In Cuba
by Ernesto Cardenal
Translated from the Spanish by Donald D. Walsh
The work of the Nicaraguan poet Ernesto Cardenal is widely read throughout Spanish America today. As a Catholic priest who is also a Marxist revolutionary, his sympathies and understanding span the polarities of popular sentiment, allowing him to view objectively what others, out of ignorance or self-interest, fear. In 1970, eleven years after Fidel Castro’s triumphant Revolution, Cardenal was invited to Havana by the House of the Americas, to sit on the poetry panel of its annual literary competition.

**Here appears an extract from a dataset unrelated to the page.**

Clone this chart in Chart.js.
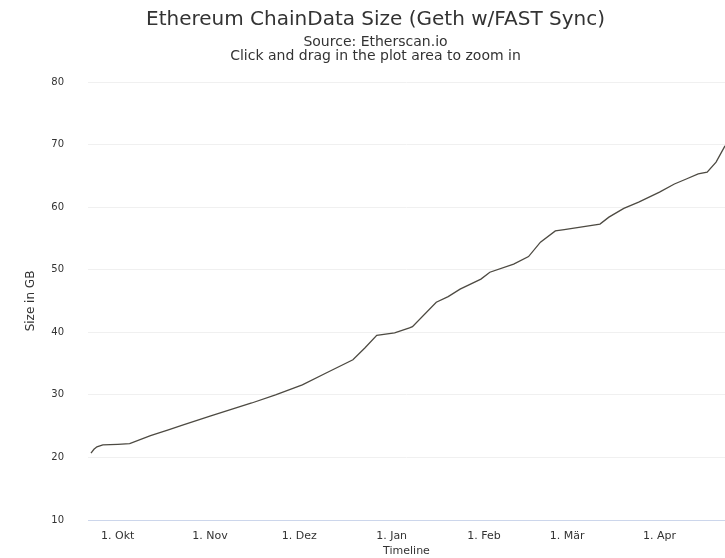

Leaving Solentiname, his religious commune, he came to Cuba and remained for several months, keeping voluminous notes on all that he heard and saw. The result was In Cuba, a spontaneous, discursive, and not altogether uncritical account of life in a revolutionary society. Hovering over Cardenal’s whole view of Cuba is the mythic presence of Che Guevara, the martyred revolutionary, and that of the flesh-and-blood Fidel. Appropriately enough, the book culminates in a description of the Cuban premier’s four-hour speech on the 26th of July, and concludes with a private interview with Castro, held the following year. Translated for the first time into English by Donald D. Walsh, this edition includes a helpful glossary and chronology of recent Cuban history.